Après le débarquement allié en France, le courrier ne franchit plus le nouveau front qui s’est créé à l’Ouest.

Le 2 août 1944, Olga Melin fait partie des trente-cinq “31000” transférées au KL Ravensbrück où elles arrivent le 4 ; la plupart étant enregistrée comme détenues “NN” (pas de travail hors du camp, pas de transfert dans un Kommando) et assignées à un Block réservé.

Le 2 mars 1945, Olga Melin est parmi les trente-trois “31000” transférées au KL Mauthausen où elle arrivent le 5 mars après un voyage très pénible.

La mort d’Olga

En les transportant de nuit, on conduit la plupart d’entre elles à la gare de triage d’Amstetten pour boucher les trous d’obus et déblayer les voies quotidiennement bombardées par l’aviation américaine.

Le 21 mars 1945, Olga est tuée dans un de ces bombardements, avec Charlotte Decock, de Nogent-sur-Oise, un mois avant la libération du camp.

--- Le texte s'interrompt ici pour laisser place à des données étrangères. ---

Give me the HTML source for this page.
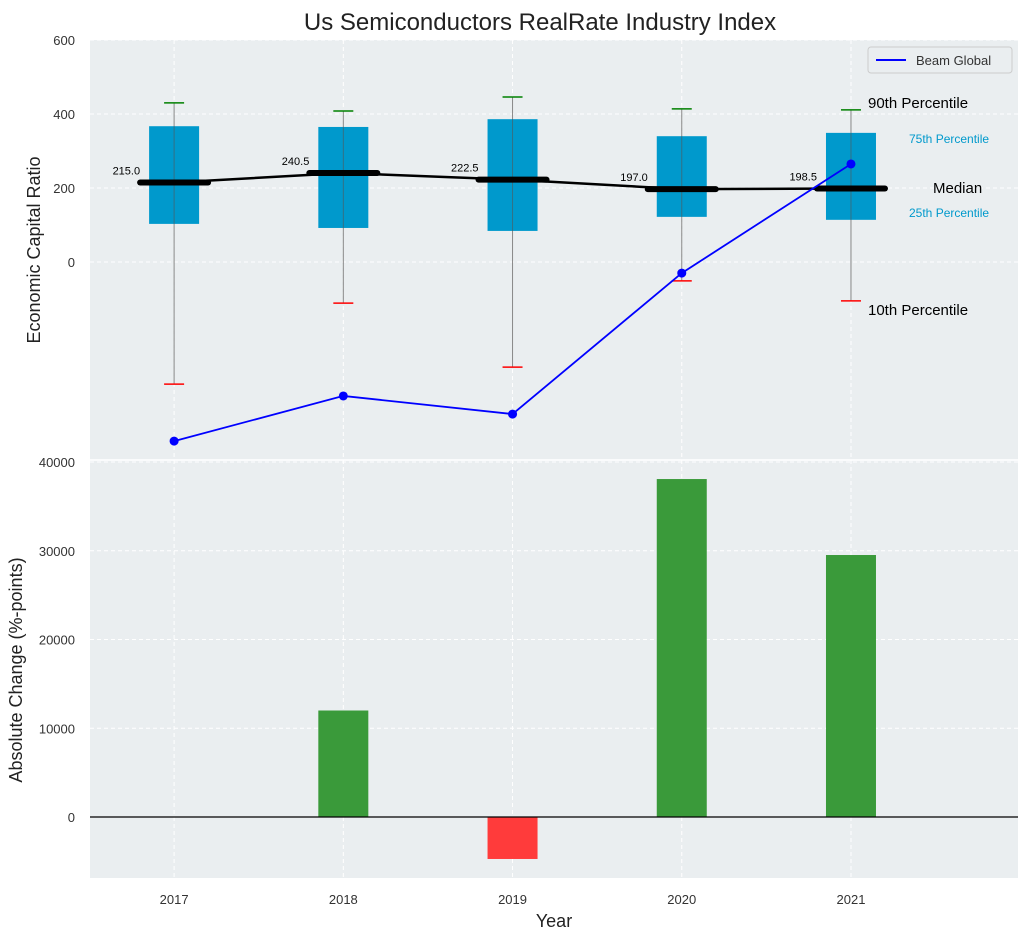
<!DOCTYPE html>
<html><head><meta charset="utf-8"><style>
body{margin:0;background:#fff;}
svg{font-family:"Liberation Sans","DejaVu Sans",sans-serif;}
</style></head><body>
<svg id="chart" width="1029" height="940" xmlns="http://www.w3.org/2000/svg"></svg>
<script>
const years=[2017,2018,2019,2020,2021];
const q10=[-330,-111,-284,-51,-105];
const q25=[103,92,84,122,114];
const medians=[215.0,240.5,222.5,197.0,198.5];
const q75=[367,365,386,340,349];
const q90=[430,408,446,414,411];
const beam=[-484,-362,-411,-30,265];
const changes=[0,12000,-4730,38080,29520];
const topTicks=[0,200,400,600];
const botTicks=[0,10000,20000,30000,40000];

const svg=document.getElementById('chart');
const NS='http://www.w3.org/2000/svg';
function el(tag,attrs,parent,text){const e=document.createElementNS(NS,tag);for(const k in attrs)e.setAttribute(k,attrs[k]);if(text!==undefined)e.textContent=text;(parent||svg).appendChild(e);return e;}
const L=90,R=1018;
const X0=2016.503,X1=2021.987;
const x=v=>L+(v-X0)/(X1-X0)*(R-L);
const yT=v=>262-v*0.37;
const yB=v=>817-v*0.008875;

let t=el('text',{x:540,y:30,'font-size':24,'text-anchor':'middle',fill:'#222'},svg,'Us Semiconductors RealRate Industry Index');


let p1=el('rect',{x:L,y:40,width:R-L,height:420,fill:'#eaeef0'});

let p2=el('rect',{x:L,y:460,width:R-L,height:418,fill:'#eaeef0'});

el('line',{x1:L,x2:R,y1:460,y2:460,stroke:'#fff','stroke-width':1.5});

topTicks.forEach(v=>{
  el('line',{x1:L,x2:R,y1:yT(v),y2:yT(v),stroke:'#fff','stroke-dasharray':'4,3'});
  let tt=el('text',{x:75,y:yT(v)+5,'font-size':13,'text-anchor':'end',fill:'#333'},svg,v);
  
});
botTicks.forEach(v=>{
  el('line',{x1:L,x2:R,y1:yB(v),y2:yB(v),stroke:'#fff','stroke-dasharray':'4,3'});
  let tt=el('text',{x:75,y:yB(v)+5,'font-size':13,'text-anchor':'end',fill:'#333'},svg,v);
  
});
years.forEach(yr=>{
  el('line',{x1:x(yr),x2:x(yr),y1:40,y2:878,stroke:'#fff','stroke-dasharray':'4,3'});
  let tt=el('text',{x:x(yr),y:904,'font-size':13,'text-anchor':'middle',fill:'#333'},svg,yr);
  
});

years.forEach((yr,i)=>{
  const cx=x(yr);
  el('line',{x1:cx,x2:cx,y1:yT(q90[i]),y2:yT(q10[i]),stroke:'#888','stroke-width':1});
  let b=el('rect',{x:cx-25,y:yT(q75[i]),width:50,height:yT(q25[i])-yT(q75[i]),fill:'#0099cc'});
  
  el('line',{x1:cx,x2:cx,y1:yT(q75[i]),y2:yT(q25[i]),stroke:'#555','stroke-width':1,opacity:0.6});
  el('line',{x1:cx-10,x2:cx+10,y1:yT(q90[i]),y2:yT(q90[i]),stroke:'green','stroke-width':1.5});
  el('line',{x1:cx-10,x2:cx+10,y1:yT(q10[i]),y2:yT(q10[i]),stroke:'red','stroke-width':1.5});
  let m=el('line',{x1:cx-34,x2:cx+34,y1:yT(medians[i]),y2:yT(medians[i]),stroke:'#000','stroke-width':6,'stroke-linecap':'round'});
  
  el('text',{x:cx-34,y:yT(medians[i])-8,'font-size':11,'text-anchor':'end',fill:'#000'},svg,medians[i].toFixed(1));
});
el('polyline',{points:years.map((yr,i)=>x(yr)+','+yT(medians[i])).join(' '),fill:'none',stroke:'#000','stroke-width':2.5});

let bl=el('polyline',{points:years.map((yr,i)=>x(yr)+','+yT(beam[i])).join(' '),fill:'none',stroke:'blue','stroke-width':1.8});

years.forEach((yr,i)=>{let c=el('circle',{cx:x(yr),cy:yT(beam[i]),r:4.5,fill:'blue'});});

const ann=[[868,108,'90th Percentile',15,'#000'],[909,143,'75th Percentile',12,'#0099cc'],[933,193,'Median',15,'#000'],[909,217,'25th Percentile',12,'#0099cc'],[868,315,'10th Percentile',15,'#000']];
ann.forEach(a=>{let e=el('text',{x:a[0],y:a[1],'font-size':a[3],fill:a[4]},svg,a[2]);});

let lg=el('g',{});
el('rect',{x:868,y:47,width:144,height:26,fill:'#eaeef0',stroke:'#ccc',rx:3},lg);
el('line',{x1:876,x2:906,y1:60,y2:60,stroke:'blue','stroke-width':2},lg);
el('text',{x:916,y:65,'font-size':13,fill:'#333'},lg,'Beam Global');

years.forEach((yr,i)=>{
  const v=changes[i];
  let b=el('rect',{x:x(yr)-25,y:Math.min(yB(v),yB(0)),width:50,height:Math.abs(yB(v)-yB(0)),fill:v>=0?'#3a9a3a':'#ff3b3b'});
  
});
el('line',{x1:L,x2:R,y1:yB(0),y2:yB(0),stroke:'#000','stroke-width':1.2});

let a1=el('text',{x:0,y:0,'font-size':18,'text-anchor':'middle',fill:'#222',transform:'translate(40,250) rotate(-90)'},svg,'Economic Capital Ratio');

let a2=el('text',{x:0,y:0,'font-size':18,'text-anchor':'middle',fill:'#222',transform:'translate(22,670) rotate(-90)'},svg,'Absolute Change (%-points)');

let a3=el('text',{x:554,y:927,'font-size':18,'text-anchor':'middle',fill:'#222'},svg,'Year');

</script>
</body></html>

La Déportation de son frère

Albert Méru, matricule n° 57873 à Sachsenhausen, affecté au Kommando Heinkel, revient de déportation très affaibli. Il décède le 20 décembre 1963, à 45 ans.

Sources :

- Charlotte Delbo, Le convoi du 24 janvier, Édtions de Minuit, pages 195-196.
- Marion Queny, Un cas d’exception : (…) le convoi du 24 janvier, mémoire de maîtrise d’Histoire, Université Lille 3-Charles de Gaulle, juin 2004, notamment une liste réalisée à partir du registre de Romainville (copie transmise par Thomas Fontaine), pp. 197-204, et p. 114.
- Thomas Fontaine, Les oubliés de Romainville, un camp allemand en France (1940-1944), avec le concours du Conseil général de Seine-Saint-Denis, éditions Tallandier, 2005, pages 74 à 86.
- Fondation pour la Mémoire de la Déportation, Livre-Mémorial des déportés de France arrêtés par mesure de répression…, 1940-1945, éditions Tirésias, Paris 2004, I.74. tome 1, page 632.

MÉMOIRE VIVE

(dernière modification, le 15-03-2012)

Cette notice biographique doit être considérée comme un document provisoire fondé sur les archives et témoignages connus à ce jour. Vous êtes invité à corriger les erreurs qui auraient pu s’y glisser et/ou à la compléter avec les informations dont vous disposez (en indiquant vos sources).

[1] Lardières : commune absorbée par Méru en 1963.

[2] [[Les Lilas : jusqu’à la loi du 10 juillet 1964, cette commune fait partie du département de la Seine, qui inclut Paris et de nombreuses villes de la “petite couronne” (transfert administratif effectif en janvier 1968).